2. A crítica moderna da teologia da “imago Dei”

18. A centralidade da teologia da imago Dei, no interior da antropologia teológica, manteve-se até o alvorecer da era moderna. Tal era a força e o fascínio exercido por essa doutrina que, ao longo de todo o percurso da história do pensamento cristão, ela foi capaz de fazer face às críticas isoladas (por exemplo, na iconoclastia) segundo as quais o seu antropomorfismo fomentava a idolatria. Na idade moderna, porém, a teologia da imago Dei foi objecto de críticas mais rigorosas e sistemáticas.

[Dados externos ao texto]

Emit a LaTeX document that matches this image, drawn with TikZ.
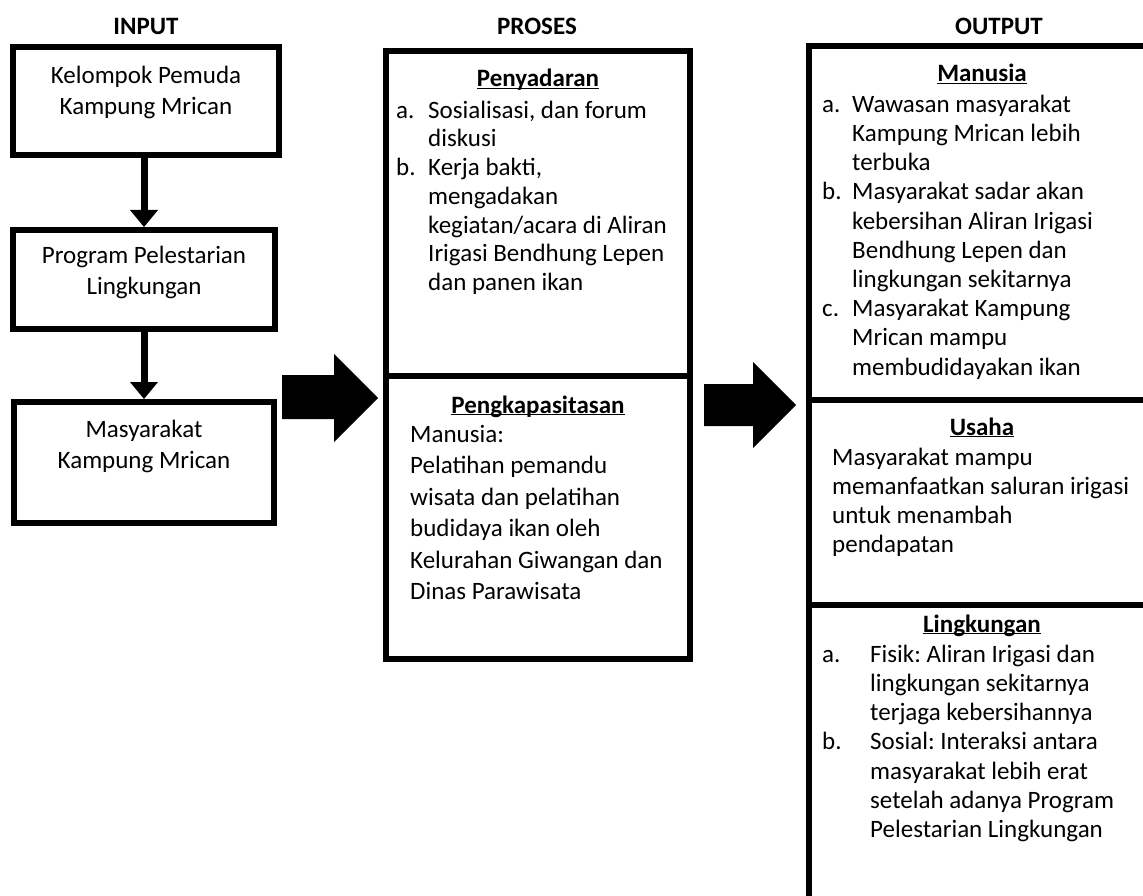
\documentclass[tikz,border=0pt]{standalone}
\usepackage{fontspec}
\setmainfont{Carlito}
\frenchspacing
\usetikzlibrary{arrows.meta}

\newcommand{\atas}{\rule{0pt}{20pt}}
\newcommand{\butir}[2][32pt]{\makebox[#1][l]{#2}}
\newcommand{\lanjut}[1][32pt]{\hspace*{#1}}

\tikzset{
  kotak/.style={draw, line width=6pt, inner sep=0pt, outer sep=0pt},
  teks/.style={inner sep=0pt, align=left, font=\fontsize{25}{#1}\selectfont},
  teks/.default=29.2,
  judul/.style={inner sep=0pt, anchor=base, font=\fontsize{25}{29}\selectfont\bfseries},
  panah/.style={line width=7pt, shorten >=3pt, -{Triangle[width=28pt,length=17pt,line width=0pt]}},
}

\begin{document}
\begin{tikzpicture}[x=1pt,y=-1pt]
  \useasboundingbox (0,0) rectangle (1143,896);
  \clip (0,0) rectangle (1143,896);
  % judul kolom
  \node[judul] (jinput) at (146,35) {INPUT};
  \node[judul] (jproses) at (537,35) {PROSES};
  \node[judul] (joutput) at (999,35) {OUTPUT};
  % kolom input
  \node[kotak, minimum width=266pt, minimum height=108pt] (kelompok) at (146,101) {};
  \node[kotak, minimum width=262pt, minimum height=99pt] (program) at (144,279.5) {};
  \node[kotak, minimum width=260pt, minimum height=121pt] (masyarakat) at (144,462.5) {};
  \node[teks=31, anchor=north, align=center] (tkelompok) at (146,63) {\atas Kelompok Pemuda\\Kampung Mrican};
  \node[teks=31, anchor=north, align=center] (tprogram) at (144,243) {\atas Program Pelestarian\\Lingkungan};
  \node[teks=31, anchor=north, align=center] (tmasyarakat) at (144,417) {\atas Masyarakat\\Kampung Mrican};
  \draw[panah] (program.north |- kelompok.south) -- (program.north);
  \draw[panah] (program.south) -- (masyarakat.north);
  % panah besar
  \fill (282,375) -- (334,375) -- (334,354) -- (378,398) -- (334,442) -- (334,419) -- (282,419) -- cycle;
  \fill (704,384) -- (753,384) -- (753,362) -- (796,405) -- (753,448) -- (753,426) -- (704,426) -- cycle;
  % kolom proses
  \node[kotak, minimum width=304pt, minimum height=325pt] (penyadaran) at (538,213.5) {};
  \node[kotak, minimum width=304pt, minimum height=283pt] (pengkapasitasan) at (538,517.5) {};
  \node[judul] (hpenyadaran) at (538,87) {\underline{\smash{Penyadaran}}};
  \node[teks=28.7, anchor=north west] (lpenyadaran) at (396,98) {\atas\butir{a.}Sosialisasi, dan forum\\
    \lanjut diskusi\\
    \butir{b.}Kerja bakti,\\
    \lanjut mengadakan\\
    \lanjut kegiatan/acara di Aliran\\
    \lanjut Irigasi Bendhung Lepen\\
    \lanjut dan panen ikan};
  \node[judul] (hpengkapasitasan) at (538,413) {\underline{\smash{Pengkapasitasan}}};
  \node[teks=31.5, anchor=north west] (lpengkapasitasan) at (410,422) {\atas Manusia:\\
    Pelatihan pemandu\\
    wisata dan pelatihan\\
    budidaya ikan oleh\\
    Kelurahan Giwangan dan\\
    Dinas Parawisata};
  % kolom output
  \node[kotak, minimum width=351pt, minimum height=354pt] (manusia) at (984.5,223) {};
  \node[kotak, minimum width=351pt, minimum height=205pt] (usaha) at (984.5,502.5) {};
  \node[kotak, minimum width=351pt, minimum height=310pt] (lingkungan) at (984.5,760) {};
  \node[judul] (hmanusia) at (982,82) {\underline{\smash{Manusia}}};
  \node[teks, anchor=north west] (lmanusia) at (822,92) {\atas\butir[30pt]{a.}Wawasan masyarakat\\
    \lanjut[30pt]Kampung Mrican lebih\\
    \lanjut[30pt]terbuka\\
    \butir[30pt]{b.}Masyarakat sadar akan\\
    \lanjut[30pt]kebersihan Aliran Irigasi\\
    \lanjut[30pt]Bendhung Lepen dan\\
    \lanjut[30pt]lingkungan sekitarnya\\
    \butir[30pt]{c.}Masyarakat Kampung\\
    \lanjut[30pt]Mrican mampu\\
    \lanjut[30pt]membudidayakan ikan};
  \node[judul] (husaha) at (982,435) {\underline{\smash{Usaha}}};
  \node[teks=29, anchor=north west] (lusaha) at (832,445) {\atas Masyarakat mampu\\
    memanfaatkan saluran irigasi\\
    untuk menambah\\
    pendapatan};
  \node[judul] (hlingkungan) at (982,632) {\underline{\smash{Lingkungan}}};
  \node[teks, anchor=north west] (llingkungan) at (822,642) {\atas\butir[48pt]{a.}Fisik: Aliran Irigasi dan\\
    \lanjut[48pt]lingkungan sekitarnya\\
    \lanjut[48pt]terjaga kebersihannya\\
    \butir[48pt]{b.}Sosial: Interaksi antara\\
    \lanjut[48pt]masyarakat lebih erat\\
    \lanjut[48pt]setelah adanya Program\\
    \lanjut[48pt]Pelestarian Lingkungan};
\end{tikzpicture}
\end{document}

19. A concepção de um universo que progride graças à ciência moderna passou a ocupar o lugar da ideia clássica de um cosmos feito à imagem divina, deslocando assim um elemento importante da estrutura conceptual que servia de apoio à teologia da imago Dei. Esta última temática foi considerada pelos empiristas como desadaptada à experiência, e considerada ambígua por parte dos racionalistas. Mas o mais significativo factor de entre aqueles que minaram a teologia da imago Dei foi uma concepção da pessoa humana como sujeito autónomo que se autoconstitui, separado de qualquer relação com Deus. Com este desenvolvimento não era mais possível sustentar a noção de imago Dei. Daqui ao derrubar da antropologia bíblica o passo era pequeno, um passo que assumiu formas diversas no pensamento de Ludwig Feuerbach, Karl Marx e Sigmund Freud: não é o Homem que é feito à imagem de Deus, mas Deus é simplesmente uma imagem projectada pelo Homem. No final, para que o Homem pudesse declarar-se autoconstituído, o ateísmo era um pressuposto necessário.

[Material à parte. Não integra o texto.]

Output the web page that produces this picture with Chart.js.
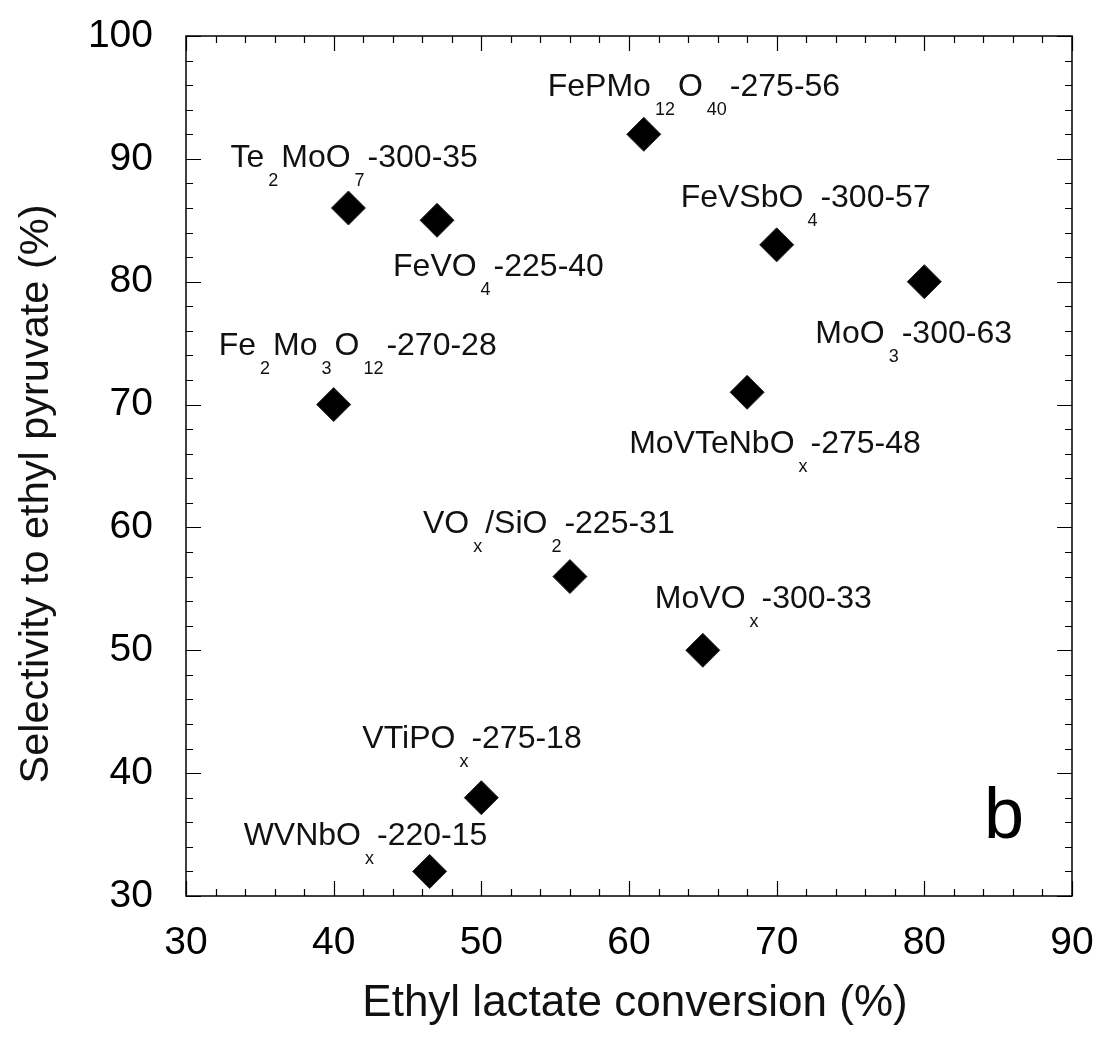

20. Inicialmente, o clima da teologia ocidental do século XX não era favorável ao tema da imago Dei. Tendo em conta os desenvolvimentos do século precedente, que descrevemos logo acima, era talvez inevitável que algumas formas da teologia dialética considerassem o tema como uma expressão da arrogância humana, pela qual o Homem se confronta com Deus ou se equipara a Ele. A teologia existencial, pondo a ênfase sobre o evento do encontro com Deus, pôs em discussão o conceito, implícito na doutrina da imago Dei, de uma relação estável ou permanente com Deus. A teologia da secularização negou a noção de uma referência objectiva no mundo que ponha o Homem em referência a Deus. O “Deus sem propriedades” – de facto um Deus impessoal – proposto por certas versões da teologia negativa não podia ser um modelo para o Homem feito à sua imagem. Na teologia política, que põe no centro do seu interesse a ortopraxia, o tema da imago Dei foi deixado na sombra. Enfim, outras críticas partiram de teólogos e de representantes do pensamento leigo, que acusavam a teologia da imago Dei de ter alimentado uma falta de consideração para com o ambiente natural e o bem-estar dos animais.